▶ _Direction_: Go through the records below from the first line and print each one exactly, stopping after the line that contains "from bokeh.resources import INLINE". Do not print pictures or anything past that line.

▶ _Provided information_:
## Begin

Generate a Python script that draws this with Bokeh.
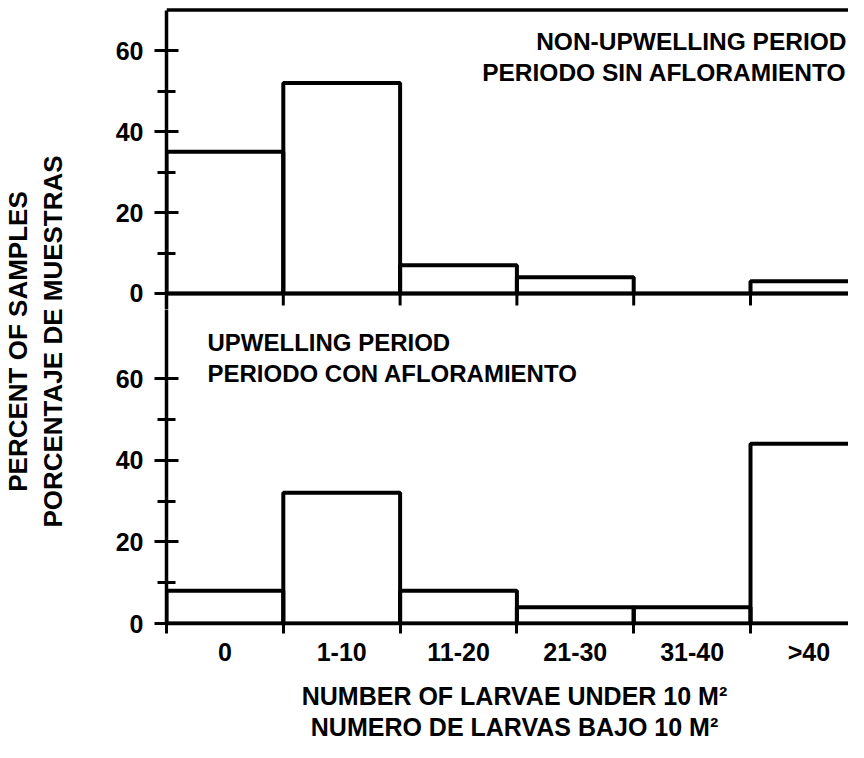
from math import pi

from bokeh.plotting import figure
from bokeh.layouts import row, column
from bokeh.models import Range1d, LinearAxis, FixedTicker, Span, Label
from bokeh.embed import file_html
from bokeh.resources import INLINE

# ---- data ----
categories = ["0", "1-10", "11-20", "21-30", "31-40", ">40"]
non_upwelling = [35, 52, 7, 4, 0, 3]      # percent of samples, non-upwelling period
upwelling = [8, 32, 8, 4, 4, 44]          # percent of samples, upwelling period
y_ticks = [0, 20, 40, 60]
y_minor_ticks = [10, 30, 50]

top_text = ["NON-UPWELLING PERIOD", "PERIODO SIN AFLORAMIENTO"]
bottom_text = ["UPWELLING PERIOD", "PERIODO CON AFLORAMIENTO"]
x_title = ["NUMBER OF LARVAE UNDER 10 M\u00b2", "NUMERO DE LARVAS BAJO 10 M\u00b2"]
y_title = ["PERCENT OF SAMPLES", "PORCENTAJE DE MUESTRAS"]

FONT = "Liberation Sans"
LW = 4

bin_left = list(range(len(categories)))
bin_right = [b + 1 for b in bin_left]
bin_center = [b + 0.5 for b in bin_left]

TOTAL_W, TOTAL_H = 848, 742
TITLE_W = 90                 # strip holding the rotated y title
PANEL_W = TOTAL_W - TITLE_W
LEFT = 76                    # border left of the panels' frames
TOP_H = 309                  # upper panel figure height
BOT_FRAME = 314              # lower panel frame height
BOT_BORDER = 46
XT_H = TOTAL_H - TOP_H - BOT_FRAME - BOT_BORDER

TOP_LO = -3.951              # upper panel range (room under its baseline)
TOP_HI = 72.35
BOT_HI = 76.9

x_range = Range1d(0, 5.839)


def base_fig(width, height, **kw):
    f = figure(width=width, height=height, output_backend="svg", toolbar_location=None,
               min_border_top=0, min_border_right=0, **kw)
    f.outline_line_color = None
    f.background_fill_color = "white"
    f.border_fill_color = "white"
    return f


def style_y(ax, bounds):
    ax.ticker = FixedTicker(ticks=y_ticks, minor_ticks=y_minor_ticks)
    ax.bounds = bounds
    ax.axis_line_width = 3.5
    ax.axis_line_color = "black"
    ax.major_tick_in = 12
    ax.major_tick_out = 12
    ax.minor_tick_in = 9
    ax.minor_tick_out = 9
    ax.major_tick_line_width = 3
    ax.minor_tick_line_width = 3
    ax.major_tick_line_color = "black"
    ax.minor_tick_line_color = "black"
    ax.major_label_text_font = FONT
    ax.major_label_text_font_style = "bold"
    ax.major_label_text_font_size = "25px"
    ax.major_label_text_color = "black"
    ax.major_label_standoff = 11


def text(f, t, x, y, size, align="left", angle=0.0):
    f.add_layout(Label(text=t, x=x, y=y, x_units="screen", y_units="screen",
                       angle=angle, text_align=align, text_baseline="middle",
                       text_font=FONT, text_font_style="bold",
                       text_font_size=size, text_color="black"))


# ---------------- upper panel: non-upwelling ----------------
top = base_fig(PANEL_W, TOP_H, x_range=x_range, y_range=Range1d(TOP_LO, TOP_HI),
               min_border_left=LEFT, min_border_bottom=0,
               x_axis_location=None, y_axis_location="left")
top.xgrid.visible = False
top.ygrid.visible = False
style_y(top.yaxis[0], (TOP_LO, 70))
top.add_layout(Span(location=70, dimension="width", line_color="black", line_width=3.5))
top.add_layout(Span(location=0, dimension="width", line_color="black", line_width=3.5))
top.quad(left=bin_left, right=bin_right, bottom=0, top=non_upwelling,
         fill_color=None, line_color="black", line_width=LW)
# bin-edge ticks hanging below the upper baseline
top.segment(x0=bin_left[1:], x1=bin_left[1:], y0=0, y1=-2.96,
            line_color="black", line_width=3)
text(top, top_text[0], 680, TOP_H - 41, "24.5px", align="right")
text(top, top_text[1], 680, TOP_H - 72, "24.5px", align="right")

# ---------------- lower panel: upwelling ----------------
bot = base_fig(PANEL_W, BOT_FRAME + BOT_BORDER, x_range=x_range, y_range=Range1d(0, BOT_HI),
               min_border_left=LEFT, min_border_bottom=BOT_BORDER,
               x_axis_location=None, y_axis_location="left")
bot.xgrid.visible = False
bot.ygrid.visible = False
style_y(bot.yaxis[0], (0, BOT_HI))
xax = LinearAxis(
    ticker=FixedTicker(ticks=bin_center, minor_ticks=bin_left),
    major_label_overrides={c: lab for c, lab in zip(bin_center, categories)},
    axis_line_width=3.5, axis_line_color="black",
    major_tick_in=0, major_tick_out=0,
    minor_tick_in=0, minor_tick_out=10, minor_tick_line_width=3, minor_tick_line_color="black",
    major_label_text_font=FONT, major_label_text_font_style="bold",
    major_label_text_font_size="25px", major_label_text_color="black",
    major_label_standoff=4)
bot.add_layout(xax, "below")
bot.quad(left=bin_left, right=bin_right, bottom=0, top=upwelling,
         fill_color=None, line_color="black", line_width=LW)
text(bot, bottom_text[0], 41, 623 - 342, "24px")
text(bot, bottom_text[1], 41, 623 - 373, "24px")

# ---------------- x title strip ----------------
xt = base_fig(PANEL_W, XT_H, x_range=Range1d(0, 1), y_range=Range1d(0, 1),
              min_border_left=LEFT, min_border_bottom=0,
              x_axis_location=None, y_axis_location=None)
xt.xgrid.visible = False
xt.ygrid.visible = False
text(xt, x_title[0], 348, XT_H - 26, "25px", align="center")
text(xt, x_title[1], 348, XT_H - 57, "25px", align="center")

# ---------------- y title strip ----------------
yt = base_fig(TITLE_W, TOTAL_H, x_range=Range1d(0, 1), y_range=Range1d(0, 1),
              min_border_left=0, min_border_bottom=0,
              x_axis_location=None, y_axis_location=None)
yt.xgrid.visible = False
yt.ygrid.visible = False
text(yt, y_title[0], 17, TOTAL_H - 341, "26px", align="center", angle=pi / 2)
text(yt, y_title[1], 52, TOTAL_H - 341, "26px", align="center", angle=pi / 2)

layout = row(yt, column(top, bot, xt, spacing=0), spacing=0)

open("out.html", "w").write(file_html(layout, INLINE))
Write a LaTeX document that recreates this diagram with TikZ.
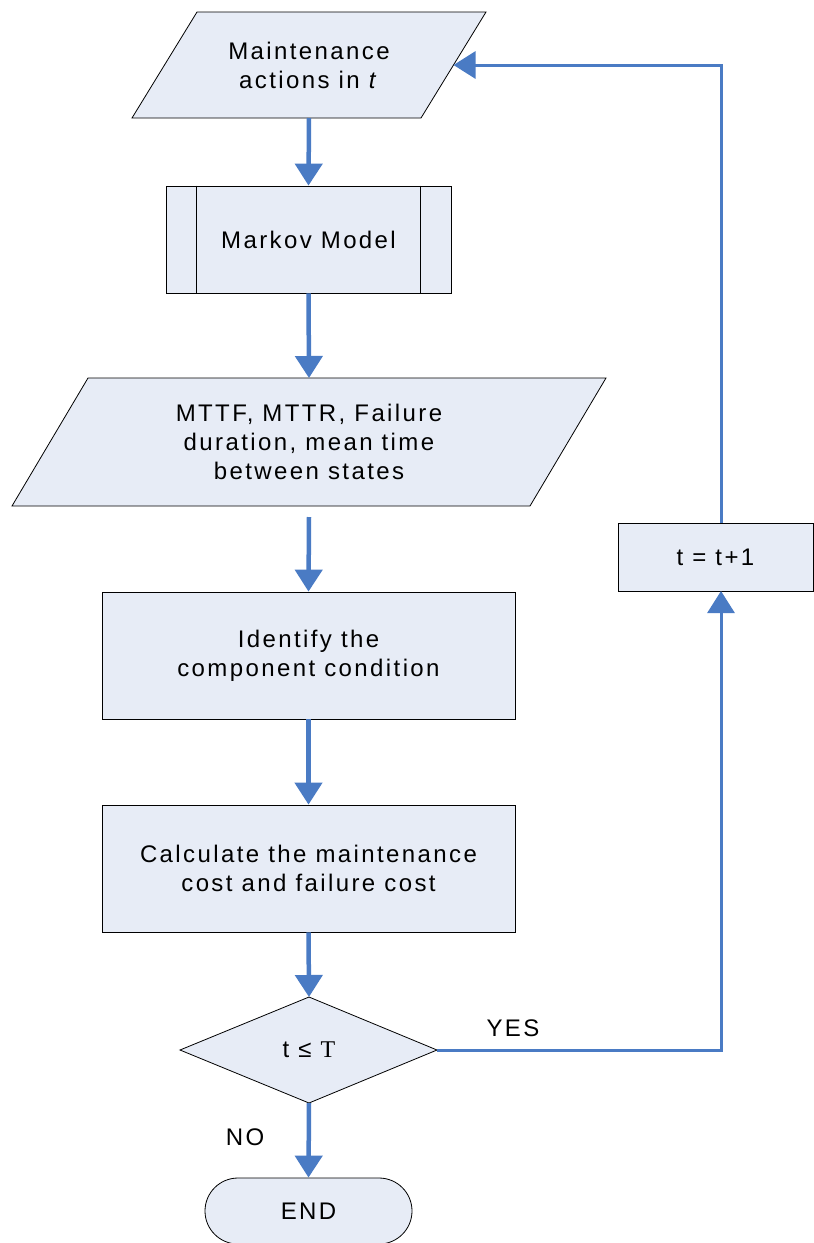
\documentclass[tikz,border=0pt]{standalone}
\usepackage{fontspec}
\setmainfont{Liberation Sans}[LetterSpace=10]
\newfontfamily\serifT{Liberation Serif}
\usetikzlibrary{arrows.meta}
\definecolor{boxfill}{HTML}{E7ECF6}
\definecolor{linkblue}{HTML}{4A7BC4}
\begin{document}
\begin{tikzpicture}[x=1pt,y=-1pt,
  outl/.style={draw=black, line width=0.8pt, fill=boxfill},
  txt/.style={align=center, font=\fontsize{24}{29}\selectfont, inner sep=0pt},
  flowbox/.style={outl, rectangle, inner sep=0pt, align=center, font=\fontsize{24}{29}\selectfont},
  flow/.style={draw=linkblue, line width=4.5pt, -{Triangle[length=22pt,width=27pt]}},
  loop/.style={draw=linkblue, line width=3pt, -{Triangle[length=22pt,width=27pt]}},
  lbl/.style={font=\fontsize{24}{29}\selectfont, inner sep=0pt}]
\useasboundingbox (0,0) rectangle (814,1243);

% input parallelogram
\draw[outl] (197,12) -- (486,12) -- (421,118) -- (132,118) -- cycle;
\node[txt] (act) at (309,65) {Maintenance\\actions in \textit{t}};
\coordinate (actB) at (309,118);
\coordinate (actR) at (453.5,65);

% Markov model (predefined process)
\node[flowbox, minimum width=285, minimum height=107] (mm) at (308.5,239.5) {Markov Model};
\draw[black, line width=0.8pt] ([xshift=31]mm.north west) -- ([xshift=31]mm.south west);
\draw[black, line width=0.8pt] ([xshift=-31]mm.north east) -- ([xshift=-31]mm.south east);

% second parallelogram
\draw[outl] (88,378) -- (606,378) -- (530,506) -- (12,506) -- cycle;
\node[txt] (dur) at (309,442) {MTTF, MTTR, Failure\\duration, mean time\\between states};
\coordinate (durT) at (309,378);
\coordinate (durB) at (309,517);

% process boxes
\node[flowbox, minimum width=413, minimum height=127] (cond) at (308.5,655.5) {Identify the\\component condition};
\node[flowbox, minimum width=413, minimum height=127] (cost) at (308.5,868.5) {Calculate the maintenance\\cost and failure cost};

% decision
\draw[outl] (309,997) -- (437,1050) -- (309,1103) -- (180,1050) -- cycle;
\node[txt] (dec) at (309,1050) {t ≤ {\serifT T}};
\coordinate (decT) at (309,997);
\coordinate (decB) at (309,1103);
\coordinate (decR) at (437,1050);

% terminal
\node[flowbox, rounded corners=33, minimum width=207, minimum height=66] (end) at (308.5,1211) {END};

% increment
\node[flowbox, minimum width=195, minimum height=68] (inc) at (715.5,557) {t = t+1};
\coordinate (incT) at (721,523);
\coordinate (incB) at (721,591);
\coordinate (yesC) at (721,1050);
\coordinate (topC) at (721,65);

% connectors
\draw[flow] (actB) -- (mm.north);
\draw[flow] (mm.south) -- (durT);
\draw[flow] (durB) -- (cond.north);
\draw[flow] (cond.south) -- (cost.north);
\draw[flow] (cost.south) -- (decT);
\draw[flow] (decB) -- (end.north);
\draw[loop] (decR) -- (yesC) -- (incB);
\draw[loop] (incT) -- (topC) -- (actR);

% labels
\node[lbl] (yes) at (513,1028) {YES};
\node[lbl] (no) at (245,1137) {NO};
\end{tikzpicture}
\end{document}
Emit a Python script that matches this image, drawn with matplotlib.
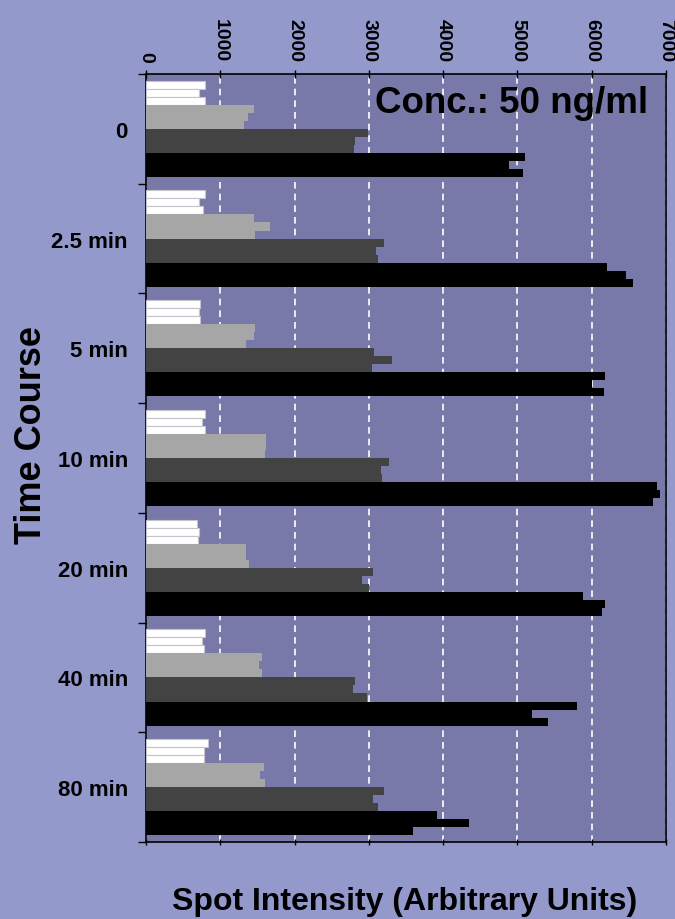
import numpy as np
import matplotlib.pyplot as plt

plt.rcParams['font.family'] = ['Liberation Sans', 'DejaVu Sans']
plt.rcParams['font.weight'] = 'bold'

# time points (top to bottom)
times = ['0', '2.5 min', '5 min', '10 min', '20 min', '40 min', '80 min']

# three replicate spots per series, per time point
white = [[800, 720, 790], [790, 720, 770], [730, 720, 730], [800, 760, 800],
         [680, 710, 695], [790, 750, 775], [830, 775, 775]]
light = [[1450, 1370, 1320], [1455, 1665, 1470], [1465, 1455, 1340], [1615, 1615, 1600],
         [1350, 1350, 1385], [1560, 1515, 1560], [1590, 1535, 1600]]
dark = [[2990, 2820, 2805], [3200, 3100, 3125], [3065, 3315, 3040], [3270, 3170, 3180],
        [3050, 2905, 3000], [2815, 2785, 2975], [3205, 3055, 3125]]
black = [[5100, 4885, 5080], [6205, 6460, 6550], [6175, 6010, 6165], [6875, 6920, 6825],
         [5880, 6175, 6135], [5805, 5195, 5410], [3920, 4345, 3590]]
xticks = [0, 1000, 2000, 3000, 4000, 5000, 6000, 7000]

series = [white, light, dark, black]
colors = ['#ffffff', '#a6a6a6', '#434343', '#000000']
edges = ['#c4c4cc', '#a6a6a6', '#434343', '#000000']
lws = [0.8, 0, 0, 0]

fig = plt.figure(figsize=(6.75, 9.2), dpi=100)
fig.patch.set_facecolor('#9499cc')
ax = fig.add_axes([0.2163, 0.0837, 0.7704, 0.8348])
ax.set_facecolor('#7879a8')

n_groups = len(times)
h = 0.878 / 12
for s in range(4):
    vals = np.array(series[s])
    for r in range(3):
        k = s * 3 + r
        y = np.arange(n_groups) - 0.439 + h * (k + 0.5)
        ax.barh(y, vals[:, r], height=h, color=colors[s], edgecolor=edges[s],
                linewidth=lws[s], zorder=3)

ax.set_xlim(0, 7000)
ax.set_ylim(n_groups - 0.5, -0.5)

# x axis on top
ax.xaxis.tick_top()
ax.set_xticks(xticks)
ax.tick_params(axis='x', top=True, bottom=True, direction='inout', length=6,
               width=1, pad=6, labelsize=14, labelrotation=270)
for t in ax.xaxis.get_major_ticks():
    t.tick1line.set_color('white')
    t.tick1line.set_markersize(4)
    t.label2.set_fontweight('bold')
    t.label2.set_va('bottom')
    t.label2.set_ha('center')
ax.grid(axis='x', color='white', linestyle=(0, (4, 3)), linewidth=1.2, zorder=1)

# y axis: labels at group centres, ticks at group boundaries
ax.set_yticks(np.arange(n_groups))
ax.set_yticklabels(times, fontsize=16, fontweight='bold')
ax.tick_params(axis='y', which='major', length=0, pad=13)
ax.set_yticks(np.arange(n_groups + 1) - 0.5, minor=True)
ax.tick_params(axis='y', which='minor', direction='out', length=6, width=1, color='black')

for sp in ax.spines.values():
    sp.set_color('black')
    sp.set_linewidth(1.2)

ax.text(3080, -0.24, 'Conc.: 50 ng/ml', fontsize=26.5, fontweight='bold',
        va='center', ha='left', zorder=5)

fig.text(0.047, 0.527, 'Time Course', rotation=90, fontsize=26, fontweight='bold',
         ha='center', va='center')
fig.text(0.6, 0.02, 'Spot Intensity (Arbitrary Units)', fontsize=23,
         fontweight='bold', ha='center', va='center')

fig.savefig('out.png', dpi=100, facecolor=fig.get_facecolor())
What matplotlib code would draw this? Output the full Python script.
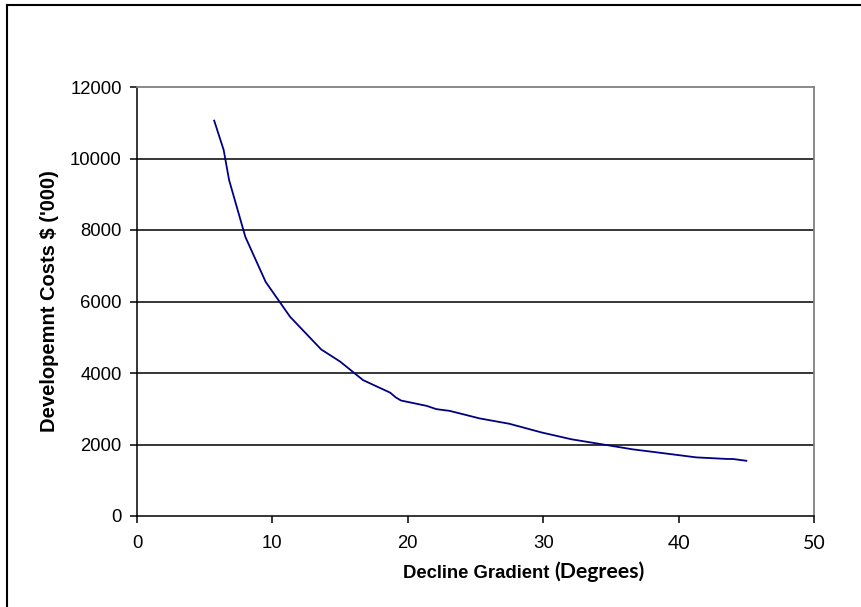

## End

▶ _Final result_:
Generate a Python script that draws this with Bokeh.
from math import pi

from bokeh.plotting import figure
from bokeh.layouts import row, column
from bokeh.models import Range1d, LinearAxis, FixedTicker, Span, Label
from bokeh.embed import file_html
from bokeh.resources import INLINE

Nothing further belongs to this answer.